The major problem is how to create its agency? How do you make Ubuntu a nation-state ideology or a philosophy upon which policies can be formulated for the benefits of all? Thus, existing forms of governance make a difference in trying to reply to this question. Democratic education and education for development and peace should continue to be part of the discourse in order to find consensus about humanist progress. This is possible if citizens of the world take their rights seriously in peacefully and democratically challenging undemocratic practices of the nation-states and multinationals, which monopolize most resources. Democratizing educational curriculum in schools is a path toward creating dialogue between the teachers and students. Ubuntu is inspirational philosophy upon which new model of education for all can be rooted. Utopianism is still relevant if we believe in building a society based on social justice, gender equality and freedoms. Thus, Ubuntu is a new utopianism in the post-colonial era.
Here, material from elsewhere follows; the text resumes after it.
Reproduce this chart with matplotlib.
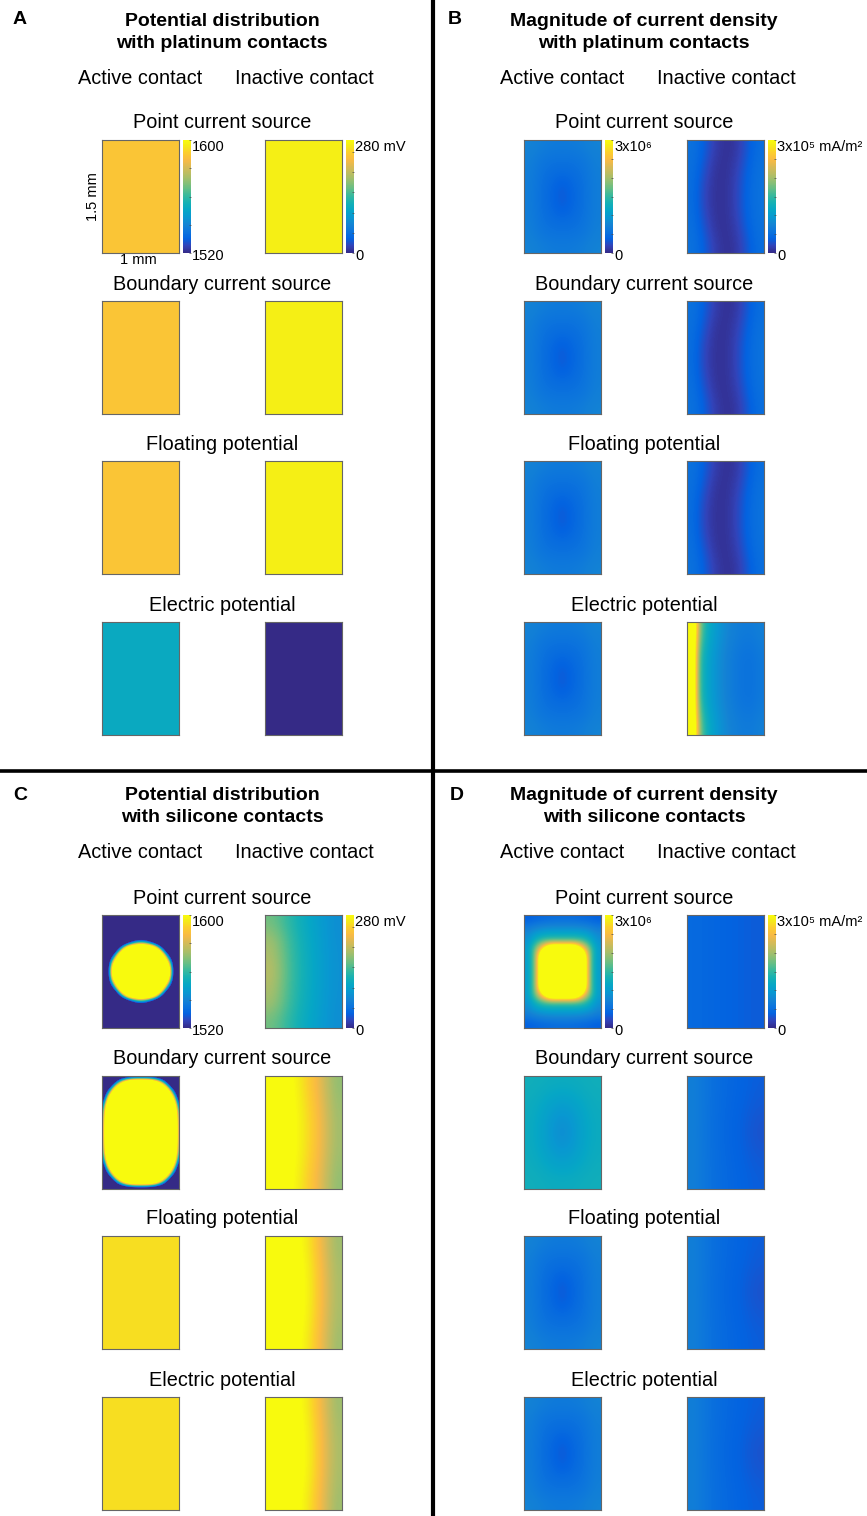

It does not claim any superiority to any other way of thinking or doing but collective collaboration and cooperation. Multipolarity puts an emphasis on regional and sub-regional identities and interests. Decentralization of power and its equal distribution at the national and regional levels might create spaces for allowing more dialogues among peoples and nation-states. Education has to take into account the local and regional conditions and needs. Education reforms in many countries addressed some of these issues but without framing the discourse within a bigger picture. A single approach to education has been intellectually myopic. A multipolar perspective of governance and living calls for a multiplicity of voices and equal distribution of power at all the societal levels.
Education has to take into account the local and regional conditions and needs. Some education reforms addressed some of these issues but most of them lacked a big picture. They should have questioned and should question in the future fundamentally the nature of society-state relations.